## DATA EXCERPT
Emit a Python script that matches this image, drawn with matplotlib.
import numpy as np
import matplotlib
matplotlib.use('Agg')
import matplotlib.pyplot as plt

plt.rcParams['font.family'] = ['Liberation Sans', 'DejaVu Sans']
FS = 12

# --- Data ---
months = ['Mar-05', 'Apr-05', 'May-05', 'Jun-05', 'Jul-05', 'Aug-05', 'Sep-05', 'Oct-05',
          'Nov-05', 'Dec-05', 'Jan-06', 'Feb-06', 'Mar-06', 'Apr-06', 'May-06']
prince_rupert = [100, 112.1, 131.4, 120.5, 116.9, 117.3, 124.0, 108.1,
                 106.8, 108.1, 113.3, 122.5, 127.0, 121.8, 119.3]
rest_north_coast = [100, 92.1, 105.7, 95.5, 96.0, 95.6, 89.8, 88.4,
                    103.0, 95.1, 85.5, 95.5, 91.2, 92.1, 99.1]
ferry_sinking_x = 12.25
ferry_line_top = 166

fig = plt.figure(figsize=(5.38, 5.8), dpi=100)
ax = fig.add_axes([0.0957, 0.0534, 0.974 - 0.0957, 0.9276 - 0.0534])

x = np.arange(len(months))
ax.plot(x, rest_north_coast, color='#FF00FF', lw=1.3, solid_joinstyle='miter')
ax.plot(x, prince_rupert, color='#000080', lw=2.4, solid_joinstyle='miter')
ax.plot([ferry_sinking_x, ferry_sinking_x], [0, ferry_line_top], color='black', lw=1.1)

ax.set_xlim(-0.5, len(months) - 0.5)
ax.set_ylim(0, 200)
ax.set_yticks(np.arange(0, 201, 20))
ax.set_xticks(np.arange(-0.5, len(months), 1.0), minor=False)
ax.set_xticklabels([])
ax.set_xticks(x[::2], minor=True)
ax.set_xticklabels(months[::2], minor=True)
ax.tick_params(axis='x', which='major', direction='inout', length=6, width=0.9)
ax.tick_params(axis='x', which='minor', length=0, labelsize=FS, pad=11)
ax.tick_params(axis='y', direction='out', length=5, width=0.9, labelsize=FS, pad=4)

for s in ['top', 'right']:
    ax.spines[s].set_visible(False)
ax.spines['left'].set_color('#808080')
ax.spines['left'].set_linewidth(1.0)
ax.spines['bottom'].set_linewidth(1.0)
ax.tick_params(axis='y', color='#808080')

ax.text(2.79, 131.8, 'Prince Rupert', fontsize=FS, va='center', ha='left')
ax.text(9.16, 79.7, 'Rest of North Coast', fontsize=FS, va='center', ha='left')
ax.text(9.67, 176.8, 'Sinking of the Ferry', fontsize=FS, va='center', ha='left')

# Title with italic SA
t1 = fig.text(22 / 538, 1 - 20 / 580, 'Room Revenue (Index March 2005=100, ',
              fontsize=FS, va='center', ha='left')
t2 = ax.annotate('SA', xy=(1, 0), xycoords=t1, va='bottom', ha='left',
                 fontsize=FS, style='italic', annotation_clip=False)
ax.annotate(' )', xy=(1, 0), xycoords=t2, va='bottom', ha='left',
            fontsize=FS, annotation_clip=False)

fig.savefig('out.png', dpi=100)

## WRITTEN REQUEST
Quote exactly the stretch of lines above that starts at the first one and ends at the line with "ax.text(9.67, 176.8, 'Sinking", and nothing beyond it.

## EXERCISE RESPONSE
Emit a Python script that matches this image, drawn with matplotlib.
import numpy as np
import matplotlib
matplotlib.use('Agg')
import matplotlib.pyplot as plt

plt.rcParams['font.family'] = ['Liberation Sans', 'DejaVu Sans']
FS = 12

# --- Data ---
months = ['Mar-05', 'Apr-05', 'May-05', 'Jun-05', 'Jul-05', 'Aug-05', 'Sep-05', 'Oct-05',
          'Nov-05', 'Dec-05', 'Jan-06', 'Feb-06', 'Mar-06', 'Apr-06', 'May-06']
prince_rupert = [100, 112.1, 131.4, 120.5, 116.9, 117.3, 124.0, 108.1,
                 106.8, 108.1, 113.3, 122.5, 127.0, 121.8, 119.3]
rest_north_coast = [100, 92.1, 105.7, 95.5, 96.0, 95.6, 89.8, 88.4,
                    103.0, 95.1, 85.5, 95.5, 91.2, 92.1, 99.1]
ferry_sinking_x = 12.25
ferry_line_top = 166

fig = plt.figure(figsize=(5.38, 5.8), dpi=100)
ax = fig.add_axes([0.0957, 0.0534, 0.974 - 0.0957, 0.9276 - 0.0534])

x = np.arange(len(months))
ax.plot(x, rest_north_coast, color='#FF00FF', lw=1.3, solid_joinstyle='miter')
ax.plot(x, prince_rupert, color='#000080', lw=2.4, solid_joinstyle='miter')
ax.plot([ferry_sinking_x, ferry_sinking_x], [0, ferry_line_top], color='black', lw=1.1)

ax.set_xlim(-0.5, len(months) - 0.5)
ax.set_ylim(0, 200)
ax.set_yticks(np.arange(0, 201, 20))
ax.set_xticks(np.arange(-0.5, len(months), 1.0), minor=False)
ax.set_xticklabels([])
ax.set_xticks(x[::2], minor=True)
ax.set_xticklabels(months[::2], minor=True)
ax.tick_params(axis='x', which='major', direction='inout', length=6, width=0.9)
ax.tick_params(axis='x', which='minor', length=0, labelsize=FS, pad=11)
ax.tick_params(axis='y', direction='out', length=5, width=0.9, labelsize=FS, pad=4)

for s in ['top', 'right']:
    ax.spines[s].set_visible(False)
ax.spines['left'].set_color('#808080')
ax.spines['left'].set_linewidth(1.0)
ax.spines['bottom'].set_linewidth(1.0)
ax.tick_params(axis='y', color='#808080')

ax.text(2.79, 131.8, 'Prince Rupert', fontsize=FS, va='center', ha='left')
ax.text(9.16, 79.7, 'Rest of North Coast', fontsize=FS, va='center', ha='left')
ax.text(9.67, 176.8, 'Sinking of the Ferry', fontsize=FS, va='center', ha='left')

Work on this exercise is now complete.